## EXERCISE DESCRIPTION:
What is the number of lines in these entries that contain "this"? State it alone.

## MATERIAL PROVIDED:
#####
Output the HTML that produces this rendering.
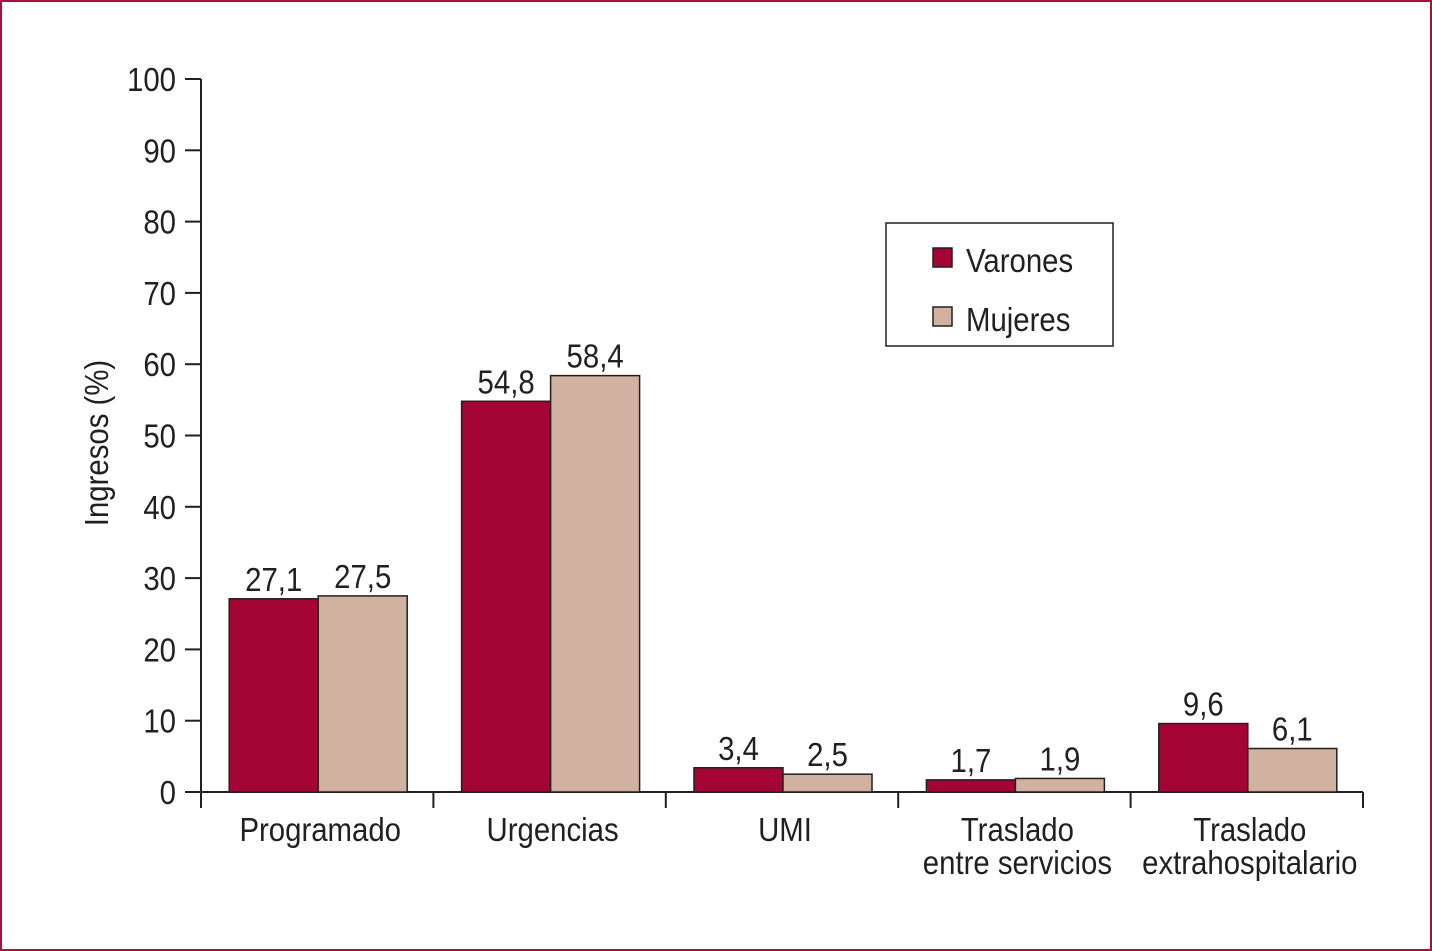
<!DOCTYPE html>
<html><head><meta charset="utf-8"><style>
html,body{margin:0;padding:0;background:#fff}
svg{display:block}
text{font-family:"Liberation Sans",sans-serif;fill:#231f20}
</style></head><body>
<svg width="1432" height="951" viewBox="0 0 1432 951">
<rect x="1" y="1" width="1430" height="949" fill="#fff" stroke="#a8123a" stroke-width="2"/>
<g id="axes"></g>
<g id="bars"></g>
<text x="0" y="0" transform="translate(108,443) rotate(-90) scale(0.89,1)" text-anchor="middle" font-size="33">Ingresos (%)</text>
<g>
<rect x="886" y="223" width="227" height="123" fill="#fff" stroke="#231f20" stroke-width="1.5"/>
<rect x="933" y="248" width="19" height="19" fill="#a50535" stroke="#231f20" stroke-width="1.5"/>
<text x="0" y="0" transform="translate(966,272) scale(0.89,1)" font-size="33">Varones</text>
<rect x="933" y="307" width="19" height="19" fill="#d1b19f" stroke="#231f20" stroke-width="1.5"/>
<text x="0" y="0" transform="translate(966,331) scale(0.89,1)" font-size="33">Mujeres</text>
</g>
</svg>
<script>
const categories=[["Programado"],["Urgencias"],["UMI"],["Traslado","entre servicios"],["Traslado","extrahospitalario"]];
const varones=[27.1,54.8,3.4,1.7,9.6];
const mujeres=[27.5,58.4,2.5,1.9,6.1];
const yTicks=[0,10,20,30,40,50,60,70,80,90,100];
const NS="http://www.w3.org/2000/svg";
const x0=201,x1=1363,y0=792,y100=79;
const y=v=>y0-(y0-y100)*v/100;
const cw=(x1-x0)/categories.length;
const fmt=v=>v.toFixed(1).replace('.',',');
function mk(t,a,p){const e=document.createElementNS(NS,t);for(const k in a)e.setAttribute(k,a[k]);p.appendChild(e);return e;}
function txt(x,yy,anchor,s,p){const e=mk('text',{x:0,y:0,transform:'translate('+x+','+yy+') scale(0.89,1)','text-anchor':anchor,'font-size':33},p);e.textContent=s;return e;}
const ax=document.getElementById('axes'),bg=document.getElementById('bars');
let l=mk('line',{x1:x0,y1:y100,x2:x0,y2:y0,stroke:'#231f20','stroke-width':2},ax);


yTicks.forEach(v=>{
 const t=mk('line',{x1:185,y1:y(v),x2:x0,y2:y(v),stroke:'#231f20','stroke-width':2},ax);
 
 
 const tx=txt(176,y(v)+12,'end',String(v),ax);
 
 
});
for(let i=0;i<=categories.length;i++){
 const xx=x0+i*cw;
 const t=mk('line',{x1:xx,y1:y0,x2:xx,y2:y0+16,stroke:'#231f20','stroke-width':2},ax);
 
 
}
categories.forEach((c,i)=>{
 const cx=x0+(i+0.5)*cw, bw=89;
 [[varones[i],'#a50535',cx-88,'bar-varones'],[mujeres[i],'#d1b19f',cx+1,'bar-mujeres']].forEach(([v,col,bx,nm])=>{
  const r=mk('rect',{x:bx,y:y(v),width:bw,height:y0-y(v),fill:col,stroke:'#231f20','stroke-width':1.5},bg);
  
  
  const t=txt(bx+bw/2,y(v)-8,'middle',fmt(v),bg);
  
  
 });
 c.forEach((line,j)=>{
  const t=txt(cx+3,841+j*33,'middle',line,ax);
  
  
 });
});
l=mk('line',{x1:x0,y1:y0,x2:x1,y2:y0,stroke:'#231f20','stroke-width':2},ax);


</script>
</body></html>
#####
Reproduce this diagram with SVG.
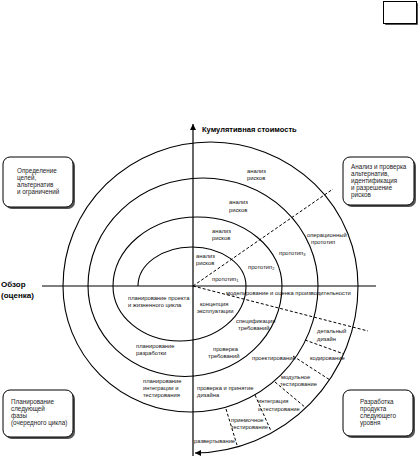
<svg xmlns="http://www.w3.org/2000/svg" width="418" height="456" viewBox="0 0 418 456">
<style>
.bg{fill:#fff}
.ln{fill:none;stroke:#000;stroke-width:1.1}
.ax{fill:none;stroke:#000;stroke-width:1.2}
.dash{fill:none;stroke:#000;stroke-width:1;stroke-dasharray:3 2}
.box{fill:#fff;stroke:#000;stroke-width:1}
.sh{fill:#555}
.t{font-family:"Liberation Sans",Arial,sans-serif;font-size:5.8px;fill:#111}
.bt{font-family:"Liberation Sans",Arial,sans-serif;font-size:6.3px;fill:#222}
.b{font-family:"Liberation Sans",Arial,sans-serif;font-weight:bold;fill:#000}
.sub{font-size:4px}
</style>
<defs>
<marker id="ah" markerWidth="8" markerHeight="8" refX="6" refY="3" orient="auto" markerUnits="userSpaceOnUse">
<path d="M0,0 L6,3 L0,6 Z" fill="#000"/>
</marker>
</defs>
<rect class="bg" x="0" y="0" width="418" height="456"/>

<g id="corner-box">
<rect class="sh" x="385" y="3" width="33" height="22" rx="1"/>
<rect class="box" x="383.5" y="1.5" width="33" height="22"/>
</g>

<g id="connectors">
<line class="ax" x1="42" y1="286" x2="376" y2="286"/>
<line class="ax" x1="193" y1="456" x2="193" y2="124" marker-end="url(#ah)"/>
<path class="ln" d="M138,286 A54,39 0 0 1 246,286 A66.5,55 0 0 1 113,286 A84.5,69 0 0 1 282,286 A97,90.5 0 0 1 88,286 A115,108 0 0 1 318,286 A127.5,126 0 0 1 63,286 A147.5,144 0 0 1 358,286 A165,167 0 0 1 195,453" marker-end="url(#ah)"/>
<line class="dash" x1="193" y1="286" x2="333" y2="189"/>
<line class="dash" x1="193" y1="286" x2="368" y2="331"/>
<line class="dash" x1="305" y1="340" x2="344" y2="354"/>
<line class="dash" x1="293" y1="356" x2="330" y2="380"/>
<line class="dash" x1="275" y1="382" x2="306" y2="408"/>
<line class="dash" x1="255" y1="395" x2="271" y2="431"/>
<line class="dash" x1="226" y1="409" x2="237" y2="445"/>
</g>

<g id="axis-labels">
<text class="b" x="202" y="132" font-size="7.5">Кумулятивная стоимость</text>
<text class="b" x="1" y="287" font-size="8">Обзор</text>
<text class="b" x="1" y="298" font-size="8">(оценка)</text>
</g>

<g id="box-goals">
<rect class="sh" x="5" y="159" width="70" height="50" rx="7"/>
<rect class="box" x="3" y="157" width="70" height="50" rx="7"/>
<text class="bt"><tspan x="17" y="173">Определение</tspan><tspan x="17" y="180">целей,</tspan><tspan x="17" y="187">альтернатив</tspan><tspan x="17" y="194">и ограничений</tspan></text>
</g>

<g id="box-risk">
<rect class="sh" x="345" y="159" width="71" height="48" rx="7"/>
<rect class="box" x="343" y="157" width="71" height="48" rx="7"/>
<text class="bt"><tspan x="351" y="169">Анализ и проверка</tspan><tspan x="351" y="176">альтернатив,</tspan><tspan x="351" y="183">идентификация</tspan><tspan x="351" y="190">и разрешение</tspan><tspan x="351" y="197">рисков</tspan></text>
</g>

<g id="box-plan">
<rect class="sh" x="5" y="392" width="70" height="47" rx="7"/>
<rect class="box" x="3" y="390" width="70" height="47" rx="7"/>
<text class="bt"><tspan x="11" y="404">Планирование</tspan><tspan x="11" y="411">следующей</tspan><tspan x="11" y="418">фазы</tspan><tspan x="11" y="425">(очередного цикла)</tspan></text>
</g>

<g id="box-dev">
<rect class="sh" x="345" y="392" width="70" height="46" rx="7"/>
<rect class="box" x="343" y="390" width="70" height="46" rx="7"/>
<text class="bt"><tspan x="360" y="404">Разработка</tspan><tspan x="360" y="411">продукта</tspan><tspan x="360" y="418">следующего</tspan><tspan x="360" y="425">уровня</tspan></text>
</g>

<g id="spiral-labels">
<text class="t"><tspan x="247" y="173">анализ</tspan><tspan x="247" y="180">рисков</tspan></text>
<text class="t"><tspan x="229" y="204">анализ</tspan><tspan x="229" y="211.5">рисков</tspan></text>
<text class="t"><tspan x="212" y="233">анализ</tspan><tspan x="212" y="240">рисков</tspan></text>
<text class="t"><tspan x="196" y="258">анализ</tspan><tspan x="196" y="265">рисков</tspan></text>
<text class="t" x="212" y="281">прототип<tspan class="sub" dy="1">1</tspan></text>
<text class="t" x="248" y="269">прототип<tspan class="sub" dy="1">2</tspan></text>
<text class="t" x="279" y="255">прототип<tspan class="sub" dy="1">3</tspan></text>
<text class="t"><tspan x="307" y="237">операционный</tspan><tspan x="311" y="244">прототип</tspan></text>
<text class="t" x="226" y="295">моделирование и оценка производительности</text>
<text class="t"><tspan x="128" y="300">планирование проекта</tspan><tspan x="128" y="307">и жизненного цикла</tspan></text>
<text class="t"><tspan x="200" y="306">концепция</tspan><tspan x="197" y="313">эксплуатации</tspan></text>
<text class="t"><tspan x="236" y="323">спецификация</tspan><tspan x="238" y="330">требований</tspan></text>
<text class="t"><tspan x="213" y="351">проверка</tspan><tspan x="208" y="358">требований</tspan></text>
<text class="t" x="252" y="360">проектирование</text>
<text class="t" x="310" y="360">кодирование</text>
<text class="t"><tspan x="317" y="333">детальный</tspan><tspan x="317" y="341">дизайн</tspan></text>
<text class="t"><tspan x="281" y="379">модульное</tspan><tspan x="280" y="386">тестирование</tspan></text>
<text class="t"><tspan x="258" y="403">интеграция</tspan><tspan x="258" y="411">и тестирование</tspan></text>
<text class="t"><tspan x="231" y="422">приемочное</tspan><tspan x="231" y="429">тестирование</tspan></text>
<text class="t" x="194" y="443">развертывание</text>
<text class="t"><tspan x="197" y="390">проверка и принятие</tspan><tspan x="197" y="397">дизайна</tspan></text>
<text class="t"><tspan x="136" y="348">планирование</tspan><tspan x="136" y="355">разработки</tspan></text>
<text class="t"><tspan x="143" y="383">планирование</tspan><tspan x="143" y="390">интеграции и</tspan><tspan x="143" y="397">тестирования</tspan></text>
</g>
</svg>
#####
## THE REPLY:
2